The gist of the the turning point in the script – what gives the story its motivation – is that Eastwood’s teenage Hmong neighbor, a quiet, peaceful, but inept young boy named Tao, is coerced by local Hmong gang-bangers to steal the old racist’s prized, 1972 Gran Torino muscle car. When this plan fails (at the end of Eastwood’s shotgun) and Tao is caught, his family is shamed. Feeling that Eastwood has saved the young boy, they feel indebted to him and his punishment is to work for free. Eastwood’s character wants no part of it and resists, but his fastidious nature and his immense distaste for the dilapidated look of the neighborhood soon give him an idea: use the boy’s punishment as a way to clean up the the dis-repaired Hmong houses, so he quickly puts his servitude to work elsewhere. The boy is pathetic in this kind of handyman work, and is bullied constantly by the gangbangers, but Eastwood doesn’t take pity on him. Rather he’s sick to his stomach of the boy acting like a shy worm and he urges him on to be a man and soon wants to teach him to grow a pair. It’s the unfairness of the bullying that really spurns him on to teach the boy to stand up for himself on his own to feet and when the boy begins to rise to the challenge ever so slightly, a tentative friendship begins to emerge [ed. wait, isn’t that sort of a review].

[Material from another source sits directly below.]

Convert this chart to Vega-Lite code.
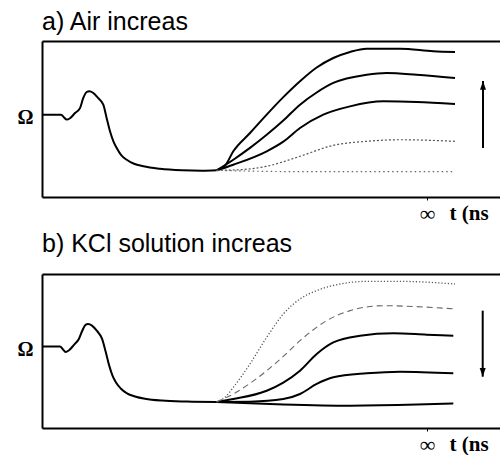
{
  "$schema": "https://vega.github.io/schema/vega-lite/v6.json",
  "padding": {"left": 16, "top": 10, "right": 0, "bottom": 0},
  "spacing": 8,
  "config": {
    "view": {"stroke": null},
    "title": {"font": "Liberation Sans", "fontSize": 25, "fontWeight": "normal", "anchor": "start", "frame": "group", "color": "#000", "baseline": "alphabetic"},
    "axis": {"grid": false, "domainColor": "#000", "domainWidth": 2, "tickColor": "#000", "labelColor": "#000", "titleColor": "#000"}
  },
  "datasets": {
    "a": [
      {"s": "base", "t": 0, "v": 52.8}, {"s": "base", "t": 19, "v": 52.8}, {"s": "base", "t": 22, "v": 51}, {"s": "base", "t": 24.7, "v": 49.6}, {"s": "base", "t": 28, "v": 50.5}, {"s": "base", "t": 33, "v": 53.8}, {"s": "base", "t": 38, "v": 57}, {"s": "base", "t": 41.3, "v": 63.5}, {"s": "base", "t": 44.7, "v": 67.3}, {"s": "base", "t": 47.3, "v": 67.8}, {"s": "base", "t": 51, "v": 66.8}, {"s": "base", "t": 56, "v": 63.5}, {"s": "base", "t": 61.3, "v": 59.2}, {"s": "base", "t": 64.5, "v": 51}, {"s": "base", "t": 68, "v": 42.1}, {"s": "base", "t": 71.5, "v": 35.5}, {"s": "base", "t": 74.7, "v": 31.4}, {"s": "base", "t": 79, "v": 27}, {"s": "base", "t": 84.7, "v": 23.9}, {"s": "base", "t": 92, "v": 21.3}, {"s": "base", "t": 101.3, "v": 19.7}, {"s": "base", "t": 118, "v": 18.1}, {"s": "base", "t": 140, "v": 17.1}, {"s": "base", "t": 160, "v": 16.8}, {"s": "base", "t": 174.7, "v": 17.1},
      {"s": "c1", "t": 174.7, "v": 17.1}, {"s": "c1", "t": 183, "v": 20}, {"s": "c1", "t": 191.3, "v": 29.3}, {"s": "c1", "t": 208, "v": 41}, {"s": "c1", "t": 224.7, "v": 52.8}, {"s": "c1", "t": 241.3, "v": 64}, {"s": "c1", "t": 258, "v": 74.2}, {"s": "c1", "t": 274.7, "v": 83}, {"s": "c1", "t": 291.3, "v": 89.1}, {"s": "c1", "t": 308, "v": 93}, {"s": "c1", "t": 324.7, "v": 95.1}, {"s": "c1", "t": 358, "v": 95.1}, {"s": "c1", "t": 391.3, "v": 93.4}, {"s": "c1", "t": 413, "v": 92.9},
      {"s": "c2", "t": 174.7, "v": 17.1}, {"s": "c2", "t": 191.3, "v": 23.9}, {"s": "c2", "t": 208, "v": 31.5}, {"s": "c2", "t": 224.7, "v": 39.9}, {"s": "c2", "t": 241.3, "v": 49}, {"s": "c2", "t": 258, "v": 59.2}, {"s": "c2", "t": 274.7, "v": 67}, {"s": "c2", "t": 291.3, "v": 73.1}, {"s": "c2", "t": 324.7, "v": 78.4}, {"s": "c2", "t": 344.7, "v": 79.5}, {"s": "c2", "t": 374.7, "v": 78.4}, {"s": "c2", "t": 413, "v": 76.3},
      {"s": "c3", "t": 174.7, "v": 17.1}, {"s": "c3", "t": 191.3, "v": 20.7}, {"s": "c3", "t": 224.7, "v": 29.3}, {"s": "c3", "t": 241.3, "v": 35.5}, {"s": "c3", "t": 258, "v": 44.2}, {"s": "c3", "t": 281.3, "v": 52.8}, {"s": "c3", "t": 308, "v": 58.1}, {"s": "c3", "t": 341.3, "v": 61.3}, {"s": "c3", "t": 374.7, "v": 60.9}, {"s": "c3", "t": 413, "v": 59.6},
      {"s": "c4", "t": 174.7, "v": 17.1}, {"s": "c4", "t": 200, "v": 17.6}, {"s": "c4", "t": 224.7, "v": 19.7}, {"s": "c4", "t": 258, "v": 26.1}, {"s": "c4", "t": 291.3, "v": 33.1}, {"s": "c4", "t": 324.7, "v": 35.7}, {"s": "c4", "t": 358, "v": 36.7}, {"s": "c4", "t": 413, "v": 35.7},
      {"s": "c5", "t": 174.7, "v": 17.1}, {"s": "c5", "t": 250, "v": 16.3}, {"s": "c5", "t": 413, "v": 16.3}
    ],
    "b": [
      {"s": "base", "t": 0, "v": 53}, {"s": "base", "t": 18, "v": 53}, {"s": "base", "t": 21, "v": 51}, {"s": "base", "t": 23.5, "v": 49.4}, {"s": "base", "t": 27, "v": 50.5}, {"s": "base", "t": 32, "v": 54}, {"s": "base", "t": 37, "v": 58}, {"s": "base", "t": 40.5, "v": 63.5}, {"s": "base", "t": 43.5, "v": 67}, {"s": "base", "t": 46, "v": 67.5}, {"s": "base", "t": 50, "v": 66.5}, {"s": "base", "t": 55, "v": 63}, {"s": "base", "t": 60, "v": 58}, {"s": "base", "t": 63.5, "v": 50}, {"s": "base", "t": 67, "v": 41}, {"s": "base", "t": 70.5, "v": 34}, {"s": "base", "t": 74, "v": 29.5}, {"s": "base", "t": 79, "v": 25.5}, {"s": "base", "t": 85, "v": 22.5}, {"s": "base", "t": 93, "v": 20.5}, {"s": "base", "t": 103, "v": 19}, {"s": "base", "t": 120, "v": 17.8}, {"s": "base", "t": 145, "v": 17.2}, {"s": "base", "t": 174.7, "v": 16.9},
      {"s": "d1", "t": 174.7, "v": 16.9}, {"s": "d1", "t": 183, "v": 20}, {"s": "d1", "t": 191.3, "v": 26.4}, {"s": "d1", "t": 208, "v": 41.6}, {"s": "d1", "t": 224.7, "v": 58.9}, {"s": "d1", "t": 241.3, "v": 74}, {"s": "d1", "t": 258, "v": 83.8}, {"s": "d1", "t": 274.7, "v": 89.2}, {"s": "d1", "t": 298, "v": 93.5}, {"s": "d1", "t": 324.7, "v": 95.2}, {"s": "d1", "t": 358, "v": 95.2}, {"s": "d1", "t": 413, "v": 93.5},
      {"s": "d2", "t": 174.7, "v": 16.9}, {"s": "d2", "t": 191.3, "v": 22.1}, {"s": "d2", "t": 208, "v": 29}, {"s": "d2", "t": 224.7, "v": 37.2}, {"s": "d2", "t": 241.3, "v": 46.5}, {"s": "d2", "t": 258, "v": 56.7}, {"s": "d2", "t": 284.7, "v": 69.7}, {"s": "d2", "t": 308, "v": 76.2}, {"s": "d2", "t": 341.3, "v": 79.4}, {"s": "d2", "t": 374.7, "v": 78.8}, {"s": "d2", "t": 413, "v": 77.3},
      {"s": "d3", "t": 174.7, "v": 16.9}, {"s": "d3", "t": 191.3, "v": 18.8}, {"s": "d3", "t": 224.7, "v": 24.2}, {"s": "d3", "t": 241.3, "v": 29.5}, {"s": "d3", "t": 258, "v": 37.2}, {"s": "d3", "t": 274.7, "v": 48.1}, {"s": "d3", "t": 291.3, "v": 55.6}, {"s": "d3", "t": 318, "v": 59.9}, {"s": "d3", "t": 351.3, "v": 61.5}, {"s": "d3", "t": 384.7, "v": 60.6}, {"s": "d3", "t": 411.3, "v": 59.9},
      {"s": "d4", "t": 174.7, "v": 16.9}, {"s": "d4", "t": 208, "v": 17.1}, {"s": "d4", "t": 241.3, "v": 18.8}, {"s": "d4", "t": 258, "v": 22.1}, {"s": "d4", "t": 274.7, "v": 28.6}, {"s": "d4", "t": 291.3, "v": 32.9}, {"s": "d4", "t": 324.7, "v": 35.5}, {"s": "d4", "t": 358, "v": 36.6}, {"s": "d4", "t": 411.3, "v": 35.5},
      {"s": "d5", "t": 174.7, "v": 16.9}, {"s": "d5", "t": 241.3, "v": 15.3}, {"s": "d5", "t": 308, "v": 14.5}, {"s": "d5", "t": 374.7, "v": 15.2}, {"s": "d5", "t": 411.3, "v": 16}
    ],
    "arrows": [
      {"p": "a", "x": 441, "from": 31.4, "tip": 74.4},
      {"p": "b", "x": 440.7, "from": 76.2, "tip": 33.3}
    ]
  },
  "vconcat": [
    {
      "title": {"text": "a) Air increas", "offset": 6},
      "width": 458,
      "height": 156,
      "layer": [
        {
          "data": {"name": "a"},
          "transform": [{"filter": {"field": "s", "oneOf": ["base", "c1", "c2", "c3"]}}],
          "mark": {"type": "line", "interpolate": "monotone", "color": "#000", "strokeWidth": 2},
          "encoding": {
            "x": {"field": "t", "type": "quantitative", "scale": {"domain": [0, 458], "nice": false, "zero": false},
              "axis": {"orient": "bottom", "values": [385], "labelExpr": "'∞'", "labelFont": "Liberation Serif", "labelFontSize": 22, "labelPadding": 3, "tickSize": 3, "title": "t (ns", "titleFont": "Liberation Serif", "titleFontSize": 21, "titleFontWeight": "bold", "titleX": 407, "titleY": 22, "titleAlign": "left", "titleBaseline": "alphabetic"}},
            "y": {"field": "v", "type": "quantitative", "scale": {"domain": [0, 100], "nice": false},
              "axis": {"values": [52.8], "labelExpr": "'Ω'", "labelFont": "Liberation Serif", "labelFontSize": 20, "labelFontWeight": "bold", "ticks": false, "tickSize": 0, "labelPadding": 9, "labelOffset": 3, "title": null}},
            "detail": {"field": "s", "type": "nominal"}
          }
        },
        {
          "data": {"name": "a"},
          "transform": [{"filter": "datum.s == 'c4'"}],
          "mark": {"type": "line", "interpolate": "monotone", "color": "#555", "strokeWidth": 1.2, "strokeDash": [2, 2]},
          "encoding": {
            "x": {"field": "t", "type": "quantitative", "axis": null},
            "y": {"field": "v", "type": "quantitative"}
          }
        },
        {
          "data": {"name": "a"},
          "transform": [{"filter": "datum.s == 'c5'"}],
          "mark": {"type": "line", "interpolate": "monotone", "color": "#666", "strokeWidth": 1.2, "strokeDash": [1.5, 3]},
          "encoding": {
            "x": {"field": "t", "type": "quantitative", "axis": null},
            "y": {"field": "v", "type": "quantitative"}
          }
        },
        {
          "data": {"name": "arrows"},
          "transform": [{"filter": "datum.p == 'a'"}],
          "mark": {"type": "rule", "color": "#000", "strokeWidth": 2},
          "encoding": {
            "x": {"field": "x", "type": "quantitative", "axis": {"orient": "top", "labels": false, "ticks": false, "domain": true, "title": null}},
            "y": {"field": "from", "type": "quantitative"},
            "y2": {"field": "tip"}
          }
        },
        {
          "data": {"name": "arrows"},
          "transform": [{"filter": "datum.p == 'a'"}],
          "mark": {"type": "point", "shape": "M0,0L-0.75,2.2L0.75,2.2Z", "filled": true, "color": "#000", "opacity": 1, "size": 64},
          "encoding": {
            "x": {"field": "x", "type": "quantitative", "axis": null},
            "y": {"field": "tip", "type": "quantitative"}
          }
        }
      ],
      "resolve": {"axis": {"x": "independent"}}
    },
    {
      "title": {"text": "b) KCl solution increas", "offset": 17},
      "width": 458,
      "height": 154,
      "layer": [
        {
          "data": {"name": "b"},
          "transform": [{"filter": {"field": "s", "oneOf": ["base", "d3", "d4", "d5"]}}],
          "mark": {"type": "line", "interpolate": "monotone", "color": "#000", "strokeWidth": 2},
          "encoding": {
            "x": {"field": "t", "type": "quantitative", "scale": {"domain": [0, 458], "nice": false, "zero": false},
              "axis": {"orient": "bottom", "values": [385], "labelExpr": "'∞'", "labelFont": "Liberation Serif", "labelFontSize": 22, "labelPadding": 3, "tickSize": 3, "title": "t (ns", "titleFont": "Liberation Serif", "titleFontSize": 21, "titleFontWeight": "bold", "titleX": 407, "titleY": 22, "titleAlign": "left", "titleBaseline": "alphabetic"}},
            "y": {"field": "v", "type": "quantitative", "scale": {"domain": [0, 100], "nice": false},
              "axis": {"values": [53], "labelExpr": "'Ω'", "labelFont": "Liberation Serif", "labelFontSize": 20, "labelFontWeight": "bold", "ticks": false, "tickSize": 0, "labelPadding": 9, "labelOffset": 3, "title": null}},
            "detail": {"field": "s", "type": "nominal"}
          }
        },
        {
          "data": {"name": "b"},
          "transform": [{"filter": "datum.s == 'd1'"}],
          "mark": {"type": "line", "interpolate": "monotone", "color": "#555", "strokeWidth": 1.3, "strokeDash": [1.2, 2]},
          "encoding": {
            "x": {"field": "t", "type": "quantitative", "axis": null},
            "y": {"field": "v", "type": "quantitative"}
          }
        },
        {
          "data": {"name": "b"},
          "transform": [{"filter": "datum.s == 'd2'"}],
          "mark": {"type": "line", "interpolate": "monotone", "color": "#666", "strokeWidth": 1.1, "strokeDash": [6, 4]},
          "encoding": {
            "x": {"field": "t", "type": "quantitative", "axis": null},
            "y": {"field": "v", "type": "quantitative"}
          }
        },
        {
          "data": {"name": "arrows"},
          "transform": [{"filter": "datum.p == 'b'"}],
          "mark": {"type": "rule", "color": "#000", "strokeWidth": 2},
          "encoding": {
            "x": {"field": "x", "type": "quantitative", "axis": {"orient": "top", "labels": false, "ticks": false, "domain": true, "title": null}},
            "y": {"field": "from", "type": "quantitative"},
            "y2": {"field": "tip"}
          }
        },
        {
          "data": {"name": "arrows"},
          "transform": [{"filter": "datum.p == 'b'"}],
          "mark": {"type": "point", "shape": "M0,0L-0.75,-2.2L0.75,-2.2Z", "filled": true, "color": "#000", "opacity": 1, "size": 64},
          "encoding": {
            "x": {"field": "x", "type": "quantitative", "axis": null},
            "y": {"field": "tip", "type": "quantitative"}
          }
        }
      ],
      "resolve": {"axis": {"x": "independent"}}
    }
  ]
}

Oscar talk has cooled on this one cause it hasn’t screen and yes, the trailer looks like the 101, lowest-common denominator version of a old man who sits on his lawn and throws rocks at kids, but trailers are meant to be reductive. They generally every show shade or nuance (then again, ‘Revolutionary Road’…) and hiding under the hood of Eastwood’s “Gran Torino” trailer might be a movie that could easily purr attractively to Academy voters. Again, it’s all in the execution of course, but on the page, anyhow, “Gran Torino,” is a suprisingly strong script that we enjoyed a lot.

The same can’t be said for example of “Defiance” which we also finished recently. The first 20 pages were convincing, raw and incredibly engaging, but very soon the Ed Zwick clichés and hackneyed story conventions started to raise their ugly heads and we can totally understand why the film was met with very mediocre reviews so far.